### Data segment:
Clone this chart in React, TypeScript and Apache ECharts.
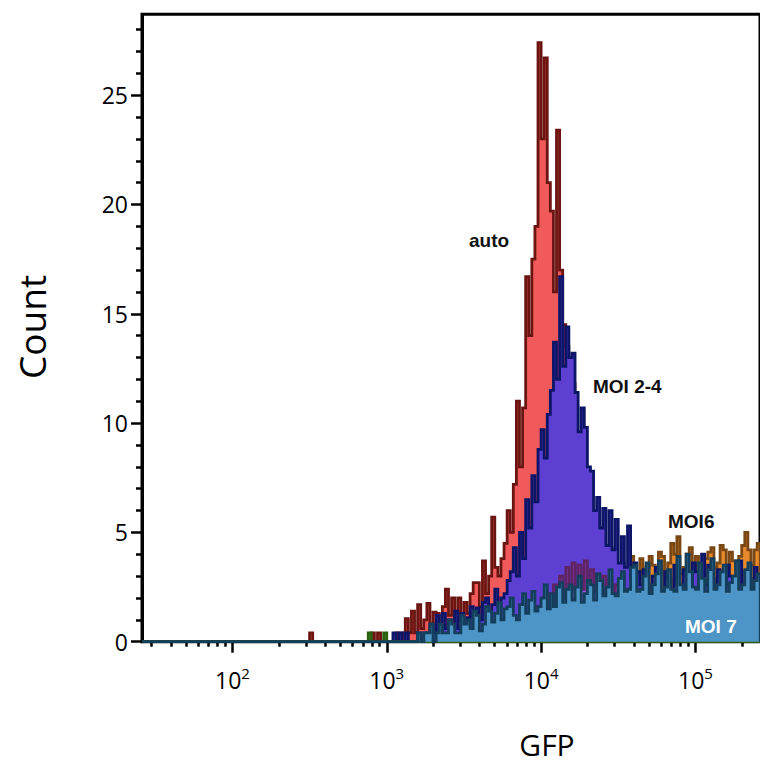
import React, { useEffect, useRef } from "react";
import * as echarts from "echarts";

// ---- axis definition (log10 units of GFP intensity) ----
const X_MIN_EXP = 1.414; // ~26
const X_MAX_EXP = 5.4185; // 262144
const Y_MAX = 28.7;
const BIN_STEP = 0.02; // decades per histogram channel

const majorExps = [2, 3, 4, 5];
const minorMultipliers = [2, 3, 4, 5, 6, 7, 8, 9];
const minorDecades = [1, 2, 3, 4, 5];
const yMajorTicks = [0, 5, 10, 15, 20, 25];
const yMinorTicks = [1, 2, 3, 4, 6, 7, 8, 9, 11, 12, 13, 14, 16, 17, 18, 19, 21, 22, 23, 24, 26, 27, 28];

// ---- histogram counts per channel ----
const autoStart = 2.5;
const autoCounts = [
  0.4, 0, 0, 0, 0, 0, 0, 0, 0, 0, 0, 0, 0, 0, 0, 0, 0, 0, 0, 0,
  0.4, 0, 0.4, 0, 0, 0, 0, 0, 0.4, 0, 0.4,
  1.05, 0.4, 1.4, 0.4, 1.7, 0.6, 1.0, 1.75, 0.5, 1.35,
  1.3, 0.8, 1.6, 2.4, 1.2, 2.0, 1.0, 2.0, 1.0, 1.8,
  1.3, 2.2, 2.7, 2.7, 1.6, 3.7, 2.2, 3.0, 5.7, 3.4,
  3.0, 3.8, 4.5, 6.0, 5.0, 7.2, 11.0, 8.0, 10.7, 16.7,
  14.0, 17.5, 19.0, 27.4, 23.0, 26.7, 21.0, 19.7, 16.0, 23.4,
  17.0, 14.5, 13.5, 12.0, 11.8, 9.0, 8.0, 6.0, 5.0, 4.0,
  3.0, 2.5, 2.0, 1.6, 1.2, 1.0, 0.8, 0.4, 0.4, 0,
];

const moi6Start = 3.5;
const moi6Counts = [
  0.4, 0.8, 0.4, 1.0, 0.5, 1.1, 0.6, 1.2, 0.8, 1.4, 0.9,
  1.5, 1.0, 1.7, 1.2, 1.8, 1.3, 2.0, 1.5, 2.1, 1.6,
  2.2, 1.7, 2.4, 1.8, 2.6, 2.0, 2.8, 2.1, 2.7, 2.9,
  2.3, 3.0, 2.4, 3.1, 2.5, 3.2, 2.6, 3.3, 2.7, 3.4,
  2.8, 3.2, 3.5, 2.8, 3.3, 3.6, 4.3, 2.9, 3.5, 2.8,
  3.6, 3.3, 3.0, 3.9, 3.1, 2.9, 3.8, 3.2, 3.4, 3.9,
  3.5, 3.0, 4.1, 3.9, 3.2, 3.6, 4.5, 4.0, 4.8, 3.1,
  3.4, 4.0, 4.3, 3.3, 3.9, 3.6, 3.2, 3.8, 4.1, 4.3,
  3.4, 3.6, 4.4, 4.2, 3.4, 4.1, 3.7, 3.3, 3.9, 4.4,
  5.0, 4.2, 3.5, 4.2, 4.5,
];

const moi24Start = 3.04;
const moi24Counts = [
  0.4, 0, 0.4, 0, 0.4, 0, 0, 0, 0.4, 0, 0.4, 0,
  0.8, 0.4, 1.2, 0.4, 1.3, 0.6, 1.0, 0.4, 1.4, 0.6, 1.3, 0.7,
  1.1, 1.6, 0.8, 1.55, 1.0, 1.8, 2.0, 1.2, 1.7, 2.4, 1.6, 2.0,
  2.2, 2.8, 3.2, 4.3, 3.0, 5.0, 3.8, 6.5, 5.2, 7.6, 6.4, 8.8,
  9.7, 8.4, 10.4, 11.5, 13.7, 12.0, 16.7, 12.6, 14.4, 13.0, 13.2, 11.4,
  9.6, 10.7, 9.8, 8.0, 7.8, 6.0, 6.6, 5.2, 6.1, 4.4, 6.0, 4.2,
  5.6, 3.6, 4.8, 3.4, 5.3, 3.0, 3.6, 3.2, 2.6,
  3.3, 2.6, 2.2, 3.0, 3.4, 2.3, 2.1, 3.2, 2.9, 2.4, 3.5, 2.6,
  2.3, 3.3, 3.0, 2.4, 3.6, 3.2, 2.5, 4.0, 2.6, 3.5, 2.9, 2.4,
  3.3, 2.7, 2.5, 3.5, 3.0, 2.4, 2.8, 3.7, 2.6, 3.2, 2.9, 2.4,
  3.4, 3.0,
];

const plumStart = 3.9;
const plumCounts = [
  0.6, 1.2, 0.7, 1.6, 1.0, 1.9, 1.2, 2.2, 1.5, 2.6,
  1.8, 3.0, 2.0, 3.4, 2.3, 3.6, 2.4, 3.5, 2.4, 3.7,
  2.6, 3.3, 2.3, 3.1, 2.2, 3.0, 2.0, 2.8, 1.8, 2.6,
  1.6, 2.3, 1.4, 2.0, 1.2, 1.8, 1.0, 1.5, 0.8, 1.0,
];

const greenStart = 2.88;
const greenCounts = [0.4, 0, 0, 0, 0, 0.4, 0, 0];

const moi7Start = 3.2;
const moi7Counts = [
  0.4, 0, 0.4, 0.4, 0.8, 0, 0.4, 0.8, 0.4, 0.4, 1.0, 0.8, 0.4, 0.4, 1.2,
  0.8, 1.0, 0.6, 1.4, 1.2, 0.5, 0.8, 1.6, 1.4, 0.9,
  1.3, 1.8, 1.0, 1.5, 1.6, 2.0, 1.2, 1.0, 1.7, 2.2, 1.3,
  1.9, 2.3, 1.4, 1.6, 2.0, 2.6, 1.5, 2.2, 1.6, 2.5,
  2.7, 1.8, 2.4, 2.6, 1.9, 2.5, 3.0, 1.8, 2.2, 2.8,
  2.6, 1.9, 3.1, 2.8, 2.1, 2.5, 3.3, 2.2, 2.1, 2.9,
  3.2, 2.3, 2.4, 3.4, 3.5, 2.3, 2.4, 3.0, 3.6, 2.2,
  2.6, 3.1, 3.7, 2.3, 2.5, 3.3, 2.4, 2.3, 3.9, 2.6,
  2.4, 4.0, 3.2, 2.5, 2.4, 3.6, 2.9, 2.3, 3.3, 3.8,
  2.4, 2.6, 3.2, 3.5, 2.3, 2.7, 3.0, 3.7, 2.4, 2.6,
  3.3, 3.6, 2.4, 2.8, 3.1,
];

const seriesNames = ["auto", "MOI6", "MOI 2-4", "plum", "green", "MOI 7"];

// each channel holds its count from its left edge to the next edge (step histogram)
function histogramPoints(start: number, counts: number[]): number[][] {
  const pts: number[][] = [[X_MIN_EXP, 0]];
  counts.forEach((c, i) => pts.push([start + i * BIN_STEP, c]));
  const end = start + counts.length * BIN_STEP;
  pts.push([end, 0]);
  if (end < X_MAX_EXP) pts.push([X_MAX_EXP, 0]);
  return pts;
}

const FONT = '"Open Sans", "Noto Sans", sans-serif';
const LABEL_FONT = '"Liberation Sans", Arial, sans-serif';

export default function App() {
  const ref = useRef<HTMLDivElement>(null);

  useEffect(() => {
    if (!ref.current) return;
    const chart = echarts.init(ref.current, undefined, { renderer: "svg" });

    const minorX: number[] = [];
    minorDecades.forEach((d) =>
      minorMultipliers.forEach((k) => {
        const v = d + Math.log10(k);
        if (v > X_MIN_EXP && v < X_MAX_EXP) minorX.push(v);
      })
    );

    const mk = (idx: number, start: number, counts: number[], fill: string, line: string) => ({
      name: seriesNames[idx],
      type: "line",
      step: "end",
      z: 3 + idx,
      xAxisIndex: 0,
      yAxisIndex: 0,
      symbol: "none",
      data: histogramPoints(start, counts),
      lineStyle: { color: line, width: 2.8, join: "miter" },
      areaStyle: { color: fill, opacity: 1 },
      itemStyle: { color: line },
    });

    chart.setOption({
      animation: false,
      backgroundColor: "#ffffff",
      grid: {
        left: 142,
        top: 14.3,
        right: -7.6,
        bottom: 764 - 641.7,
        show: true,
        borderColor: "#000",
        borderWidth: 3,
        backgroundColor: "transparent",
      },
      xAxis: [
        {
          type: "value",
          min: X_MIN_EXP,
          max: X_MAX_EXP,
          splitLine: { show: false },
          axisLine: { show: true, lineStyle: { color: "#000", width: 3 } },
          axisTick: {
            show: true,
            customValues: majorExps,
            length: 11,
            lineStyle: { color: "#000", width: 2.5 },
          },
          axisLabel: {
            show: true,
            customValues: majorExps,
            margin: 24,
            formatter: (v: number) => `{b|10}{s|${Math.round(v)}}`,
            rich: {
              b: { fontSize: 23, fontFamily: FONT, color: "#000" },
              s: { fontSize: 15, fontFamily: FONT, color: "#000", padding: [0, 0, 14, 0] },
            },
          },
        },
        {
          type: "value",
          min: X_MIN_EXP,
          max: X_MAX_EXP,
          position: "bottom",
          splitLine: { show: false },
          axisLine: { show: false },
          axisTick: {
            show: true,
            customValues: minorX,
            length: 5,
            lineStyle: { color: "#000", width: 2.5 },
          },
          axisLabel: { show: false },
        },
      ],
      yAxis: [
        {
          type: "value",
          min: 0,
          max: Y_MAX,
          splitLine: { show: false },
          axisLine: { show: true, lineStyle: { color: "#000", width: 3 } },
          axisTick: {
            show: true,
            customValues: yMajorTicks,
            length: 11,
            lineStyle: { color: "#000", width: 2.5 },
          },
          axisLabel: {
            show: true,
            customValues: yMajorTicks,
            margin: 14,
            fontSize: 23,
            fontFamily: FONT,
            color: "#000",
          },
        },
        {
          type: "value",
          min: 0,
          max: Y_MAX,
          position: "left",
          splitLine: { show: false },
          axisLine: { show: false },
          axisTick: {
            show: true,
            customValues: yMinorTicks,
            length: 6,
            lineStyle: { color: "#000", width: 2.5 },
          },
          axisLabel: { show: false },
        },
      ],
      series: [
        mk(0, autoStart, autoCounts, "#f05a5a", "#6a1511"),
        mk(1, moi6Start, moi6Counts, "#e88a2c", "#7a4814"),
        mk(2, moi24Start, moi24Counts, "#5d3fd1", "#0c1566"),
        mk(3, plumStart, plumCounts, "#a04fe0", "#5e2463"),
        mk(4, greenStart, greenCounts, "#46a030", "#2a6010"),
        mk(5, moi7Start, moi7Counts, "#4d95c6", "#143f5c"),
      ],
      graphic: [
        {
          type: "text",
          x: 31,
          y: 327,
          rotation: Math.PI / 2,
          style: { text: "Count", font: `37px ${FONT}`, fill: "#000", align: "center", verticalAlign: "middle" },
        },
        {
          type: "text",
          x: 547,
          y: 744,
          style: { text: "GFP", font: `30px ${FONT}`, fill: "#000", align: "center", verticalAlign: "middle" },
        },
        {
          type: "text",
          x: 469,
          y: 240,
          style: { text: "auto", font: `bold 19px ${LABEL_FONT}`, fill: "#111", align: "left", verticalAlign: "middle" },
        },
        {
          type: "text",
          x: 593,
          y: 386,
          style: { text: "MOI 2-4", font: `bold 19px ${LABEL_FONT}`, fill: "#111", align: "left", verticalAlign: "middle" },
        },
        {
          type: "text",
          x: 668,
          y: 521,
          style: { text: "MOI6", font: `bold 19px ${LABEL_FONT}`, fill: "#111", align: "left", verticalAlign: "middle" },
        },
        {
          type: "text",
          x: 685,
          y: 626,
          z: 100,
          style: { text: "MOI 7", font: `bold 19px ${LABEL_FONT}`, fill: "#ffffff", align: "left", verticalAlign: "middle" },
        },
      ],
    });

    return () => chart.dispose();
  }, []);

  return (
    <div
      ref={ref}
      style={{ position: "fixed", left: 0, top: 0, width: 760, height: 764, background: "#fff" }}
    />
  );
}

### Objective:
Give again, exactly, the lines from the start of the data through the one holding "26, 27, 28];"; omit the pictures.

### The output:
Clone this chart in React, TypeScript and Apache ECharts.
import React, { useEffect, useRef } from "react";
import * as echarts from "echarts";

// ---- axis definition (log10 units of GFP intensity) ----
const X_MIN_EXP = 1.414; // ~26
const X_MAX_EXP = 5.4185; // 262144
const Y_MAX = 28.7;
const BIN_STEP = 0.02; // decades per histogram channel

const majorExps = [2, 3, 4, 5];
const minorMultipliers = [2, 3, 4, 5, 6, 7, 8, 9];
const minorDecades = [1, 2, 3, 4, 5];
const yMajorTicks = [0, 5, 10, 15, 20, 25];
const yMinorTicks = [1, 2, 3, 4, 6, 7, 8, 9, 11, 12, 13, 14, 16, 17, 18, 19, 21, 22, 23, 24, 26, 27, 28];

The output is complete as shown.